Copy out each line featuring the string "this" from the entries beneath.

Begin RECORD EXCERPTS

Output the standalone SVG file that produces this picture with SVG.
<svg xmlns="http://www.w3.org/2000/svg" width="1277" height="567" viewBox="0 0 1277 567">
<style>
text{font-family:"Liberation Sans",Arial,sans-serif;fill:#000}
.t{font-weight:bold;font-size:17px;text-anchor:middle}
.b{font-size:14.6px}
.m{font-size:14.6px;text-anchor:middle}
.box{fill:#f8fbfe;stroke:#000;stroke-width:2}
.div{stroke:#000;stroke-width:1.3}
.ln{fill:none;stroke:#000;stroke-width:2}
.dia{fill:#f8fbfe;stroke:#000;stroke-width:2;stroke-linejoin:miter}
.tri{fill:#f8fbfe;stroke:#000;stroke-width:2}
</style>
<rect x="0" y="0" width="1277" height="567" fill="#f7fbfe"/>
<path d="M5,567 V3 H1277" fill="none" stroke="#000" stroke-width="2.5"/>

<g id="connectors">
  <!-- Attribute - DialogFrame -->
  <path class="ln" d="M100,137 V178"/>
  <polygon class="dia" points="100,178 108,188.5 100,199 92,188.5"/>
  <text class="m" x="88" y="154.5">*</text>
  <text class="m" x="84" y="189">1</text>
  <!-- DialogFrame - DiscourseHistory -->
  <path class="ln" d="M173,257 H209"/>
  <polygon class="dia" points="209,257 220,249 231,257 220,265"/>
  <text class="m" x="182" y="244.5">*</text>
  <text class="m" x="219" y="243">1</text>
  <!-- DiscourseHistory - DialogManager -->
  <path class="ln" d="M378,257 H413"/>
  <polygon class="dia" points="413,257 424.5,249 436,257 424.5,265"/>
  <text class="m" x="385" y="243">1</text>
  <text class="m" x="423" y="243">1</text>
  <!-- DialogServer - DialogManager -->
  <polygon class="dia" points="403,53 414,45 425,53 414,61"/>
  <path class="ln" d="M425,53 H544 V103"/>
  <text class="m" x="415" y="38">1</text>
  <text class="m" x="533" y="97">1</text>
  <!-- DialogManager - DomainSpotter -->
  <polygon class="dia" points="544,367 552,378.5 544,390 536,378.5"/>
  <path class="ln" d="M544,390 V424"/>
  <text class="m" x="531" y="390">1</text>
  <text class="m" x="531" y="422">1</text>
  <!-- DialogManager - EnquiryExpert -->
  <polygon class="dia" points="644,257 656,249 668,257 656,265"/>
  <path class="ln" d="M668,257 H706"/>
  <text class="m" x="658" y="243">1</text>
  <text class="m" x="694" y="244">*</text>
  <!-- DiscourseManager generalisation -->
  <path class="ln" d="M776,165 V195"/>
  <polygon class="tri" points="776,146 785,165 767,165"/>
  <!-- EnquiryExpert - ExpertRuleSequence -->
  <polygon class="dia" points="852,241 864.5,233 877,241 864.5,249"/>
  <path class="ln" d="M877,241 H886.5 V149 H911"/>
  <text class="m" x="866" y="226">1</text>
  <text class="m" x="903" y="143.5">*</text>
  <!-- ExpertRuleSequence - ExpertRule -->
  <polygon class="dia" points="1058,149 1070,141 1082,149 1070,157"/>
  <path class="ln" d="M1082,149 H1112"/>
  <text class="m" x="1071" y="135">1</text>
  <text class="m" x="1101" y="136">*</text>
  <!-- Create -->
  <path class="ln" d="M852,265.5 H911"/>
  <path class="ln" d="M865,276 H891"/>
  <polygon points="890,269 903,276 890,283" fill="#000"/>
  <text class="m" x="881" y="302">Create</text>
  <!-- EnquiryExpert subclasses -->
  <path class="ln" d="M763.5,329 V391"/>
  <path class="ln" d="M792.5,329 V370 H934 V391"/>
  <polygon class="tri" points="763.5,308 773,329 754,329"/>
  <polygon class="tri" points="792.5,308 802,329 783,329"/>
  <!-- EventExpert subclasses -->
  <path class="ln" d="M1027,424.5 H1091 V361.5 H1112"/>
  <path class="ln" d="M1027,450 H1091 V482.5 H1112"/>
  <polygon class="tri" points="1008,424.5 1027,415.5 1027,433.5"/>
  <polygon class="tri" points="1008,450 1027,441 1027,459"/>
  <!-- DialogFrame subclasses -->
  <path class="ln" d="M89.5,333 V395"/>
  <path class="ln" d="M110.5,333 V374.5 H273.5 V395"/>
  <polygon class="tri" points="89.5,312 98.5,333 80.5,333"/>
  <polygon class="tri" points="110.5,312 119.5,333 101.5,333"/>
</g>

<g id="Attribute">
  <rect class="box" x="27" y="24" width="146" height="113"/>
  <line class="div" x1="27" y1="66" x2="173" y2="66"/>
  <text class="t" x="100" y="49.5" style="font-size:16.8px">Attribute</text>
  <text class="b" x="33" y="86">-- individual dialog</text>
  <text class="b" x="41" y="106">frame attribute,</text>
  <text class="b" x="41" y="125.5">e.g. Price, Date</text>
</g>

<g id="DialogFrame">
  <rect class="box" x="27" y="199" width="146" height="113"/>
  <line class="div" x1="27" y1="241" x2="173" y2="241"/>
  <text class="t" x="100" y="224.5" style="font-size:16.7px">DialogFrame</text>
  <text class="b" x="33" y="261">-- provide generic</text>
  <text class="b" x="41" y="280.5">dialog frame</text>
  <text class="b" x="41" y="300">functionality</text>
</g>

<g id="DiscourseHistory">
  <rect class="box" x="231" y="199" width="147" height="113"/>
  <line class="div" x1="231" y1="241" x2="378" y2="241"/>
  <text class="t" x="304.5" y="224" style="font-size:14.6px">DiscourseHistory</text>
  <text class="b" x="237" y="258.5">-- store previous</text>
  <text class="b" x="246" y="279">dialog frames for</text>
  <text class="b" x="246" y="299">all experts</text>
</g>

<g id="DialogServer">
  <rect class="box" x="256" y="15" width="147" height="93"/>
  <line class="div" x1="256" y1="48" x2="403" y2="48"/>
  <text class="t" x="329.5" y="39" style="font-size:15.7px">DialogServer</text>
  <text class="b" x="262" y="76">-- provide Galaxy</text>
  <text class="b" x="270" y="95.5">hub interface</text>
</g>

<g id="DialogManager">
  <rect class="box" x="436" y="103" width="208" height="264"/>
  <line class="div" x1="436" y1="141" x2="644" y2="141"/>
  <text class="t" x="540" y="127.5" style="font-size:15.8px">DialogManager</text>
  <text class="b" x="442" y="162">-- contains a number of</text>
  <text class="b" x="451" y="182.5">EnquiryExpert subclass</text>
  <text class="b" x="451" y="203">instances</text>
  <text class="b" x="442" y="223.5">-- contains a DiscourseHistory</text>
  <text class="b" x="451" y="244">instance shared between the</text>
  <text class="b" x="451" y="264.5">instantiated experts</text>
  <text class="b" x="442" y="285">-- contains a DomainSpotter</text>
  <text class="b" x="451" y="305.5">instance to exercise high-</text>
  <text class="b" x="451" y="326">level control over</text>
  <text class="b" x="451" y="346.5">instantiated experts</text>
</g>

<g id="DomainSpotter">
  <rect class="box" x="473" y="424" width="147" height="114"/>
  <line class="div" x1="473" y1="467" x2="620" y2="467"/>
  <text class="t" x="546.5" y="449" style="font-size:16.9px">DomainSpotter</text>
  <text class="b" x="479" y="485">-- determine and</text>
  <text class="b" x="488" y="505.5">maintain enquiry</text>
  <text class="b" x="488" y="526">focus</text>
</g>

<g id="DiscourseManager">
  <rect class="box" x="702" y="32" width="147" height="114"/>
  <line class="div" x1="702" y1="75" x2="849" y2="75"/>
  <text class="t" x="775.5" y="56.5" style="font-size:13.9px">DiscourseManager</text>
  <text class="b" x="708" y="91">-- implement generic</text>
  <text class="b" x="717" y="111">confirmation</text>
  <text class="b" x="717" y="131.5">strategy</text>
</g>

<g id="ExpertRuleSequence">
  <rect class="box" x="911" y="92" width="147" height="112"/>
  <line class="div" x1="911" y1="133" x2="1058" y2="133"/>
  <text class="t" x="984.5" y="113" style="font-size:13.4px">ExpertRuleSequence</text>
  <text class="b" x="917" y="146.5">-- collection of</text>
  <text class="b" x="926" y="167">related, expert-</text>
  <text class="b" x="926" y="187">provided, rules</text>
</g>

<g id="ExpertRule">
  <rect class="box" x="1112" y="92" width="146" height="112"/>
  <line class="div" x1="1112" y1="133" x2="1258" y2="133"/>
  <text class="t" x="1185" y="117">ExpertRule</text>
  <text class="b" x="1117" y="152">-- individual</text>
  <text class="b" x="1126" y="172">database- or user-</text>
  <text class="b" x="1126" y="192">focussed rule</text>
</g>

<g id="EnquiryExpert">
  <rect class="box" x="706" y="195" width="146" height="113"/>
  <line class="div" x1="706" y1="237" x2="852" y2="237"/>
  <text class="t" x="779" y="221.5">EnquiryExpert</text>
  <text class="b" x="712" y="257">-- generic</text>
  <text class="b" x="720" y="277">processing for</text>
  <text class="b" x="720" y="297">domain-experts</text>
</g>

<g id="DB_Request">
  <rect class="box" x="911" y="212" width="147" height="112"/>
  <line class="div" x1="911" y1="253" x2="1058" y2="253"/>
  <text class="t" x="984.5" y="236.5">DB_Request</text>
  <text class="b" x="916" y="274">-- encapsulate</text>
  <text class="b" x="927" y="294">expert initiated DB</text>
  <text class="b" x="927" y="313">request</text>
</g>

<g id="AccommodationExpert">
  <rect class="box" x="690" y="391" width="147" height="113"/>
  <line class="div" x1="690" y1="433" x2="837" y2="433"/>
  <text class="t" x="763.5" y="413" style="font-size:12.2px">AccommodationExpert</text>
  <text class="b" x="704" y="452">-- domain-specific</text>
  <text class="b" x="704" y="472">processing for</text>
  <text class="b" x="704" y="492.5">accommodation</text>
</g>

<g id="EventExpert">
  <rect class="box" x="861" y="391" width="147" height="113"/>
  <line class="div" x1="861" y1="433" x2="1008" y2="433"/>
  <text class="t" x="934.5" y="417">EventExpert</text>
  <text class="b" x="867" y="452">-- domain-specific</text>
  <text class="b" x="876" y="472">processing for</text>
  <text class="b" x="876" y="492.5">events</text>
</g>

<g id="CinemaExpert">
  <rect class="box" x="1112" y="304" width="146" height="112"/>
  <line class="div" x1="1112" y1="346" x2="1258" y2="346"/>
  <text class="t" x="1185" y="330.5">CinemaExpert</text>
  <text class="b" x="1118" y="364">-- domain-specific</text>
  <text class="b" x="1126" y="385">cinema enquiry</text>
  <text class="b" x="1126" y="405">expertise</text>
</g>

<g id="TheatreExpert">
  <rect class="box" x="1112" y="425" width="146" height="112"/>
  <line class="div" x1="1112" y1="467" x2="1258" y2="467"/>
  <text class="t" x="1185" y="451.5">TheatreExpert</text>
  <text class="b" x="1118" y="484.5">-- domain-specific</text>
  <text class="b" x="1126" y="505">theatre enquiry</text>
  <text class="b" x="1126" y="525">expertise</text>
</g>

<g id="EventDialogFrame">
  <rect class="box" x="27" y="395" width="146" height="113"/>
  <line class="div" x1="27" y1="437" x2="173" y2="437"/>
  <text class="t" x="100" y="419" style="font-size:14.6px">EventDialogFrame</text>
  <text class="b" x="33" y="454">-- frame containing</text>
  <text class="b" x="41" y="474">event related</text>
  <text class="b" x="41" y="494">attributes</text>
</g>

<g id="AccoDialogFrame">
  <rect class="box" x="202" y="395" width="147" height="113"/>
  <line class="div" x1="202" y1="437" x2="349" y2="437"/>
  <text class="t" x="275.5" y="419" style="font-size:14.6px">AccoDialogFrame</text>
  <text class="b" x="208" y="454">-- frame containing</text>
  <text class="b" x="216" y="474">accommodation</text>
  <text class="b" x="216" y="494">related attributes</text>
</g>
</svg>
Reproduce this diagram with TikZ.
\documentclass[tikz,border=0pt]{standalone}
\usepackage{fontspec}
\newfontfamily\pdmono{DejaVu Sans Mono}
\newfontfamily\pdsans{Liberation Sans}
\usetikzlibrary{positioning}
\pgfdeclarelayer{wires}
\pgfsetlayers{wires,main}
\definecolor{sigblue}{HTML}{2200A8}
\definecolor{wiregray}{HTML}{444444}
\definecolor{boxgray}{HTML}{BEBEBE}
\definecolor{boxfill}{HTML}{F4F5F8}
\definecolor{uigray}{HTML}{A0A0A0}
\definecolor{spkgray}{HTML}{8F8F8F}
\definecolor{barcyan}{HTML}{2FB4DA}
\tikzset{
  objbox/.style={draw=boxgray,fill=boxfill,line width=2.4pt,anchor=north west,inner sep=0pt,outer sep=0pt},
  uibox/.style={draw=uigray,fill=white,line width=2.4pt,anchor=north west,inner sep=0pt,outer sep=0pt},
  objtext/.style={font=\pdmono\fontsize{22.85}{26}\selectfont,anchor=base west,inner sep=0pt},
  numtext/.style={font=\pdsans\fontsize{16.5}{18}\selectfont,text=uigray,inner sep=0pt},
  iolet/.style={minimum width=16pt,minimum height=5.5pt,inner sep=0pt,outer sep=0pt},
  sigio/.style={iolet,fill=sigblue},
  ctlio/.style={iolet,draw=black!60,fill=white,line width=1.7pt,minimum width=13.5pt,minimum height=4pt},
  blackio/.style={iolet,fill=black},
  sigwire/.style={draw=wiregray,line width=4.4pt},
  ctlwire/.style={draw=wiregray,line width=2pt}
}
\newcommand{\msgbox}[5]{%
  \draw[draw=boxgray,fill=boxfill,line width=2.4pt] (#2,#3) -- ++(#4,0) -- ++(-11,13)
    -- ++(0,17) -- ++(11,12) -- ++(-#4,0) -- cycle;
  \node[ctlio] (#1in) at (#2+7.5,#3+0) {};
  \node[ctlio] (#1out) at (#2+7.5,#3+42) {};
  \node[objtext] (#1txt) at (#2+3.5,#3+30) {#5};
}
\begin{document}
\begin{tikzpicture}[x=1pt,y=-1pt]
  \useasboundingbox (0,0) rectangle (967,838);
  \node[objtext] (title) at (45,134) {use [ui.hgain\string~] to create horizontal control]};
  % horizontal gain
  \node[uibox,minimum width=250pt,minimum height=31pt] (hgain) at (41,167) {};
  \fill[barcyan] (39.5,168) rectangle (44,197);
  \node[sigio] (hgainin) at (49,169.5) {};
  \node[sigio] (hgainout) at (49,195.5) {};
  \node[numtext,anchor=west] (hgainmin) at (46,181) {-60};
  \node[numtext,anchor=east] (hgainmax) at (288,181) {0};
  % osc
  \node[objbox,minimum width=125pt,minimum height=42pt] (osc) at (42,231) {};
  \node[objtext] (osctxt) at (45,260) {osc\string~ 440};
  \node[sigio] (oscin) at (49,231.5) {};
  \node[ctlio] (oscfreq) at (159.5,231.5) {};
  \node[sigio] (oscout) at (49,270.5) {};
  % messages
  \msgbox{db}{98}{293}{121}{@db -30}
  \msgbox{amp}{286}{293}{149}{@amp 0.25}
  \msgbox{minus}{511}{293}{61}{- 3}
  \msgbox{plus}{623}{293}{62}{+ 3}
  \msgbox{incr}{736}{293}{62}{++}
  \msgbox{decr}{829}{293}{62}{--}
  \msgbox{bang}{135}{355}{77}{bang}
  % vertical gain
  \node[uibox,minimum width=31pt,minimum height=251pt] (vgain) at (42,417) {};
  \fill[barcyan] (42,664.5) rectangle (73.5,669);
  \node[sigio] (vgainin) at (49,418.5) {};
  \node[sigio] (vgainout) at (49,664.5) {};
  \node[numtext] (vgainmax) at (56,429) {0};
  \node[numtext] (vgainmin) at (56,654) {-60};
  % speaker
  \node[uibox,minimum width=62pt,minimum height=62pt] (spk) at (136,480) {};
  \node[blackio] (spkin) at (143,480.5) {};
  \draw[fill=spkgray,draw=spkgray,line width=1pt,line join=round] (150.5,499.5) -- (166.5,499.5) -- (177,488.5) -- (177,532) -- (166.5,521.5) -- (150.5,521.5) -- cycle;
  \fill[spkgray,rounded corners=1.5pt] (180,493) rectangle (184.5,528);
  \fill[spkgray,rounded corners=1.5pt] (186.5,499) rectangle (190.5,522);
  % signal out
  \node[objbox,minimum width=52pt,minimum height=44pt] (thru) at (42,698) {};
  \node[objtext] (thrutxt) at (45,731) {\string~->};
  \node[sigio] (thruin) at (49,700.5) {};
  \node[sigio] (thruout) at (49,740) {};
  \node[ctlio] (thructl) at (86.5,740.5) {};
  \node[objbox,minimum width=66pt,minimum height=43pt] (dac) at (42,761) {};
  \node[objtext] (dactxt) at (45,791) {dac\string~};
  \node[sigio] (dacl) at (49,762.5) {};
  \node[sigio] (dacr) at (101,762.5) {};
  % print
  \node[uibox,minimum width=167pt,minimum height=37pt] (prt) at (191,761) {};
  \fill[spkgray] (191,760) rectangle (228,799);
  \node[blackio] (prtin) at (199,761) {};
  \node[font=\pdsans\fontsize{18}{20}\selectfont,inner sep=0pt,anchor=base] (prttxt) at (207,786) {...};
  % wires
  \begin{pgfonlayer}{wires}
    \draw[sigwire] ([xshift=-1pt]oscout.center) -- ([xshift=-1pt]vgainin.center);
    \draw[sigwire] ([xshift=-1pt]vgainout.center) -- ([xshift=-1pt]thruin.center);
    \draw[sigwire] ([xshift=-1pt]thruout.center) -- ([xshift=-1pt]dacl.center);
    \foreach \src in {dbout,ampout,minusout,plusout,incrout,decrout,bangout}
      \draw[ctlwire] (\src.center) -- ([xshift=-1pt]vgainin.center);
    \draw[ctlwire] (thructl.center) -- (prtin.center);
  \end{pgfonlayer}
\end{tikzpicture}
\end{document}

End RECORD EXCERPTS

- FINAL RESULT
Output the standalone SVG file that produces this picture with SVG.
Reproduce this diagram with TikZ.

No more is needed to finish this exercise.